The problem is that these paper spending cuts are more than offset by the proposal to spend $960 billion to replace the automatic sequestration spending cuts as well as the $100 billion in new stimulus spending.
The deficit reduction that does exist comes in the form of tax increases. The budget says, it, “Achieves $975 billion in deficit reduction by closing loopholes and eliminating wasteful spending in the tax code that benefits the wealthiest Americans and biggest corporations.” But it doesn’t specify which loopholes will be closed.
The plan also offers no specific, broader reforms to the nation’s entitlement programs.
Ezra Klein notes the budget is awfully preoccupied with what it’s protecting and not what it might actually do to change anything.
The budget speaks of “$275 billion in savings by further realigning incentives throughout the system, cutting waste and fraud, and seeking greater engagement across the health care system,” but at no point across its 114 pages does it name these savings. There’s talk of building on the Affordable Care Act’s efforts, but few specifics.

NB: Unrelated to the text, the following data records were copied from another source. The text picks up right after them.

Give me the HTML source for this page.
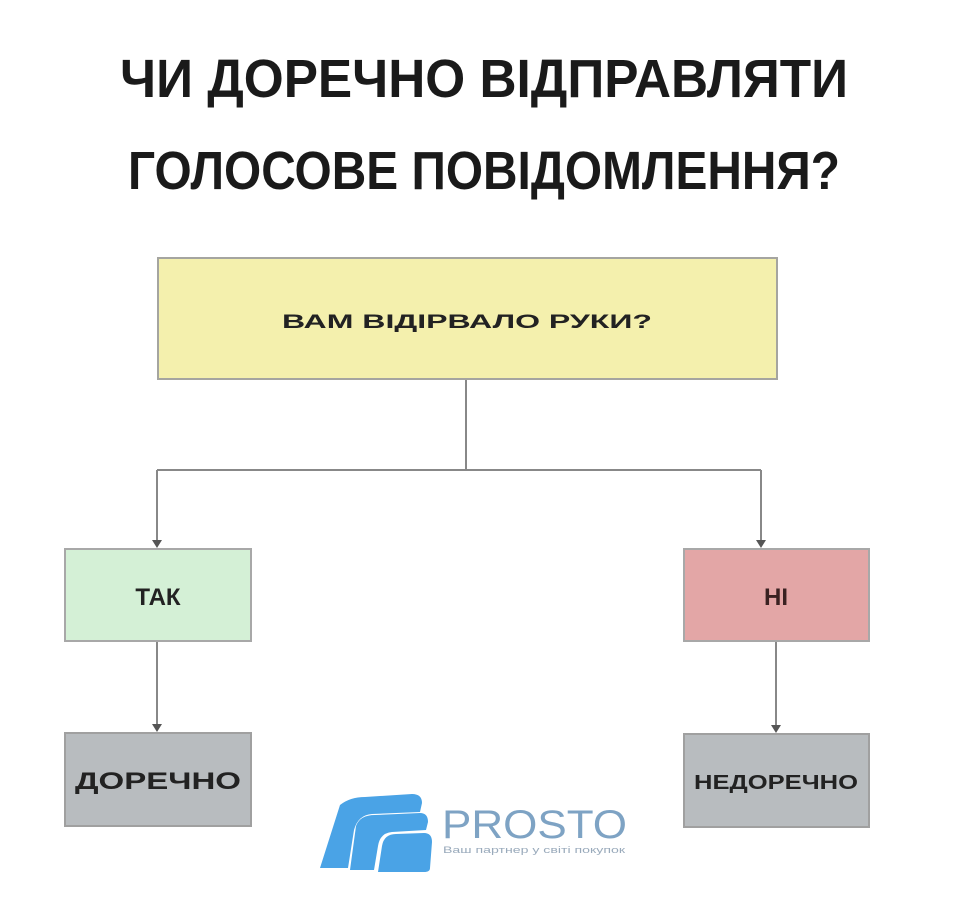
<!DOCTYPE html>
<html><head><meta charset="utf-8"><style>body{margin:0;background:#fff}svg{display:block}</style></head>
<body>
<svg width="960" height="900" viewBox="0 0 960 900" xmlns="http://www.w3.org/2000/svg" font-family="'Liberation Sans', sans-serif" font-weight="bold">
<rect width="960" height="900" fill="#fff"/>
<text x="120" y="97" font-size="54" fill="#1a1a1a" textLength="728" lengthAdjust="spacingAndGlyphs">ЧИ ДОРЕЧНО ВІДПРАВЛЯТИ</text>
<text x="128" y="189" font-size="54" fill="#1a1a1a" textLength="712" lengthAdjust="spacingAndGlyphs">ГОЛОСОВЕ ПОВІДОМЛЕННЯ?</text>
<rect x="158" y="258" width="619" height="121" fill="#f4f0ad" stroke="#a5a5a0" stroke-width="2"/>
<text x="467" y="328" font-size="19" text-anchor="middle" fill="#222" textLength="370" lengthAdjust="spacingAndGlyphs">ВАМ ВІДІРВАЛО РУКИ?</text>
<g stroke="#888" stroke-width="2" fill="none">
<path d="M466 380 V470 M157 470 H761 M157 470 V542 M761 470 V542 M157 642 V726 M776 642 V727"/>
</g>
<g fill="#555">
<path d="M152 540 L162 540 L157 548Z M756 540 L766 540 L761 548Z M152 724 L162 724 L157 732Z M771 725 L781 725 L776 733Z"/>
</g>
<rect x="65" y="549" width="186" height="92" fill="#d4f0d6" stroke="#a8a8a8" stroke-width="2"/>
<text x="158" y="605" font-size="24" text-anchor="middle" fill="#222">ТАК</text>
<rect x="684" y="549" width="185" height="92" fill="#e3a6a6" stroke="#a8a8a8" stroke-width="2"/>
<text x="776" y="605" font-size="24" text-anchor="middle" fill="#3a2222">НІ</text>
<rect x="65" y="733" width="186" height="93" fill="#b8bcbf" stroke="#a0a0a0" stroke-width="2"/>
<text x="158" y="789" font-size="24" text-anchor="middle" fill="#222" textLength="166" lengthAdjust="spacingAndGlyphs">ДОРЕЧНО</text>
<rect x="684" y="734" width="185" height="93" fill="#b8bcbf" stroke="#a0a0a0" stroke-width="2"/>
<text x="776" y="789" font-size="20" text-anchor="middle" fill="#222" textLength="164" lengthAdjust="spacingAndGlyphs">НЕДОРЕЧНО</text>
<g fill="#4aa3e6">
<path d="M340 805 Q350 797 365 797 L412 794 Q422 794 422 803 L420 812 L372 814 Q358 815 354 830 L348 868 L320 868 Z"/>
<path d="M356 826 Q360 815 375 815 L420 813 Q428 813 428 822 L426 830 L392 832 Q380 833 378 846 L374 870 L350 870 Z"/>
<path d="M382 846 Q384 834 396 834 L424 833 Q432 833 432 842 L430 868 Q430 872 424 872 L378 872 Z"/>
</g>
<text x="442" y="838" font-size="40" font-weight="normal" fill="#7ea3c4" textLength="185" lengthAdjust="spacingAndGlyphs">PROSTO</text>
<text x="443" y="853" font-size="9" font-weight="normal" fill="#9ab" textLength="182" lengthAdjust="spacingAndGlyphs">Ваш партнер у світі покупок</text>
</svg>
</body></html>
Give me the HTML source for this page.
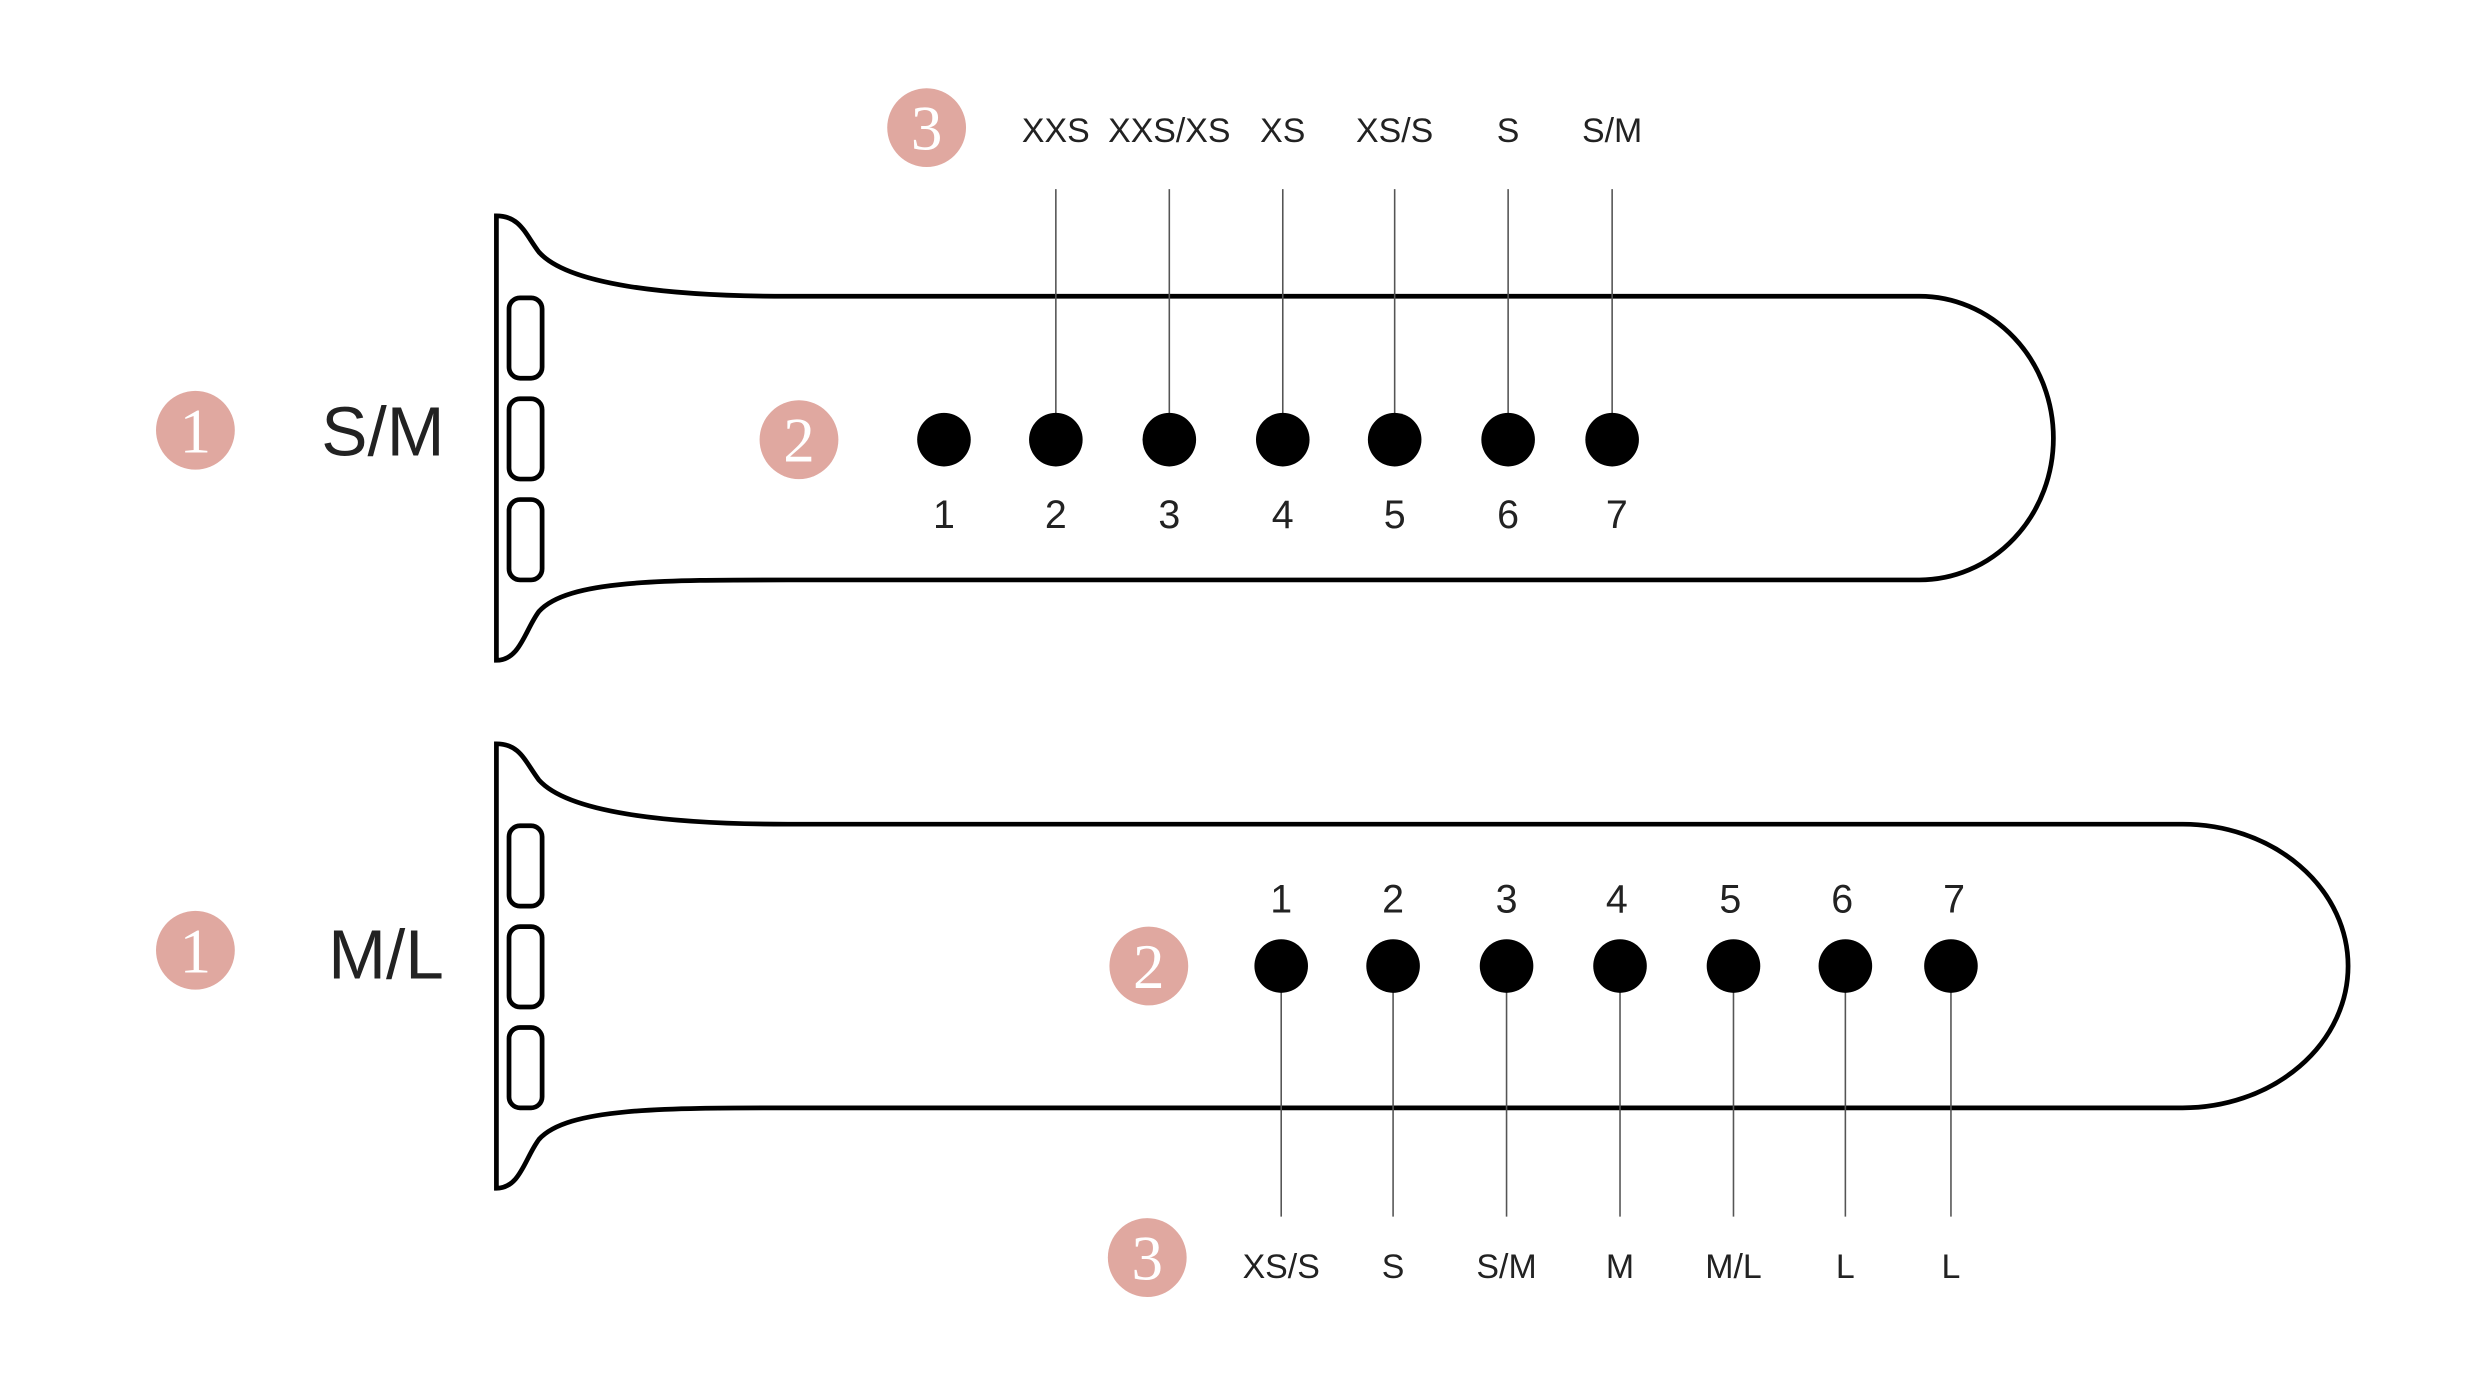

Similarly, the tax reform section is a lengthy defense of the need for more tax revenues, and the idea of closing loopholes, but in the end, it punts on the specifics, saying simply that ”the Finance Committee, which has jurisdiction over tax legislation, could generate this additional revenue through a variety of different methods.”
If the budget is vague about what it would change, it is specific and effusive about what it will keep. A tremendous amount of the budget document is, in fact, an appreciation of what the federal government is already doing.
Everyone’s budget is a political document, but the one released by Senate Democrats is clearly calculated, not to bolster the country’s finances, but to bolster the ludicrous claims of politicians like Pelosi.